OU blog

Personal Blogs

New photo

A queer approach to : 4. The Two Roberts (Colquhoun and McBryde)

Visible to anyone in the world
Edited by Steve Bamlett, Wednesday, 12 Sept 2018, 08:40

A queer approach to sexual preference labelling in art-history: looking at case studies in British mid-twentieth century art: 4. The Two Roberts (Colquhoun and McBryde)

For contemporary footage, as well as access to the companion exhibition curated by Patrick Elliott see this wonderful short video

The aim of this group of blogs is to look critically at some of the publications relating to gay male artists in the mid-twentieth century. This is in part to begin trawling for a dissertation topic for my MA in Art History. My initial thoughts relate to focusing on one of these artists, although their contexts include each other, their treatment of male nudes (or not in this case) in relation to the iconographic, contextual and stylistic features which propose such a subject for art (for some of the choices this will include photography as well as painting) and ‘queer theory’. This will look at the issue of labelling of course, particularly at the important terminology of ‘homosexuality’, which dominated the period. My hypothesis will probably be that such a term was, and remains, a means of marginalising, even to the point of negation, of such art. My probable choice of artist at this stage is probably Keith Vaughan, hence this blog is a start in a later reading project. This blog covers two men, often thought of as a unit and sometimes as a trio. It is critical thought based on reading Elliot et. al. (2014)[1].

First of it is important to see that the work considered here includes no extant male nudes and that moreover clothed figures are often labelled (although not always) older lower-class (or peasant) women, although both women and men have an androgynous look. Many see self-portraits in pictures, especially by Colquhoun, of duos. I do not see the gender boundary-crossing here as either defensive (avoiding identification of a gay subject-matter) nor as mere transposition. Instead, it is clear that gender identity is throughout presented under a cultural sign of acting, masking and performance. In that sense, the two Roberts are nearer to queer and performance theory than any artist I have looked at. Their lives however intersected closely at times with both Minton and Vaughan.

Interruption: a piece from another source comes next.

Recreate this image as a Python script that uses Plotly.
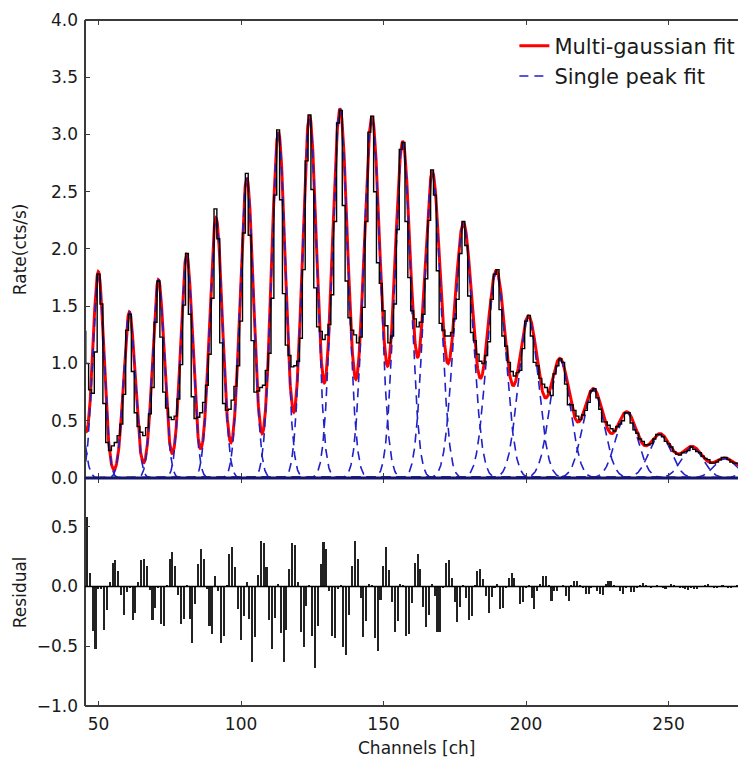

But I also think that the Two Roberts cannot be used as the stuff of rescued homosexual icons. Their relationship to discourses of homosexuality is less evident, if there at all, than in Vaughan or Minton, and other, more political identifications present, however abstracted in their form and activity in their lives, based on their working class and Scottish origins. The two Roberts were known to Hugh MacDiarmid (if only as the ‘wild Scottish artists’ in The Company I Kept) for instances and had defined views of Scottish nationalism and politics on the left, with regard in particular to dispossession and loss. 

It seems to me too that their imagery, especially in as far as it relates to the ‘mask’ is under-researched. I am particularly interested in the difference in facial masks between the two, which seem to me adverted to in the theme of Colquhoun’s wonderful monotype, Mother and Son (1948).

There is too much here for a useful summary blog. However, here is art that would respond to queer theory. Far from trying to derive a narrative of the two Roberts from the pictures, it would be useful to look at how they produce images that queer relationships between figures that forefront acts of representation (mimetic and symbolic) themselves and their assumptions. My feeling is they do this with thought about shadows, reflections and framing – perhaps even framing. An influence here could be Hogg. When we deal with Scottish art - expect that difference!

The blog has done for me what I required for myself – opened up some questions, so I’ll stop there.

All the best

Steve

[1] Elliot, P., Clark, A. & Brown, D. [Eds.] (2014) The Two Roberts: Robert Colquhoun & Robert MacBryde Edinburgh, National Galleries of Scotland.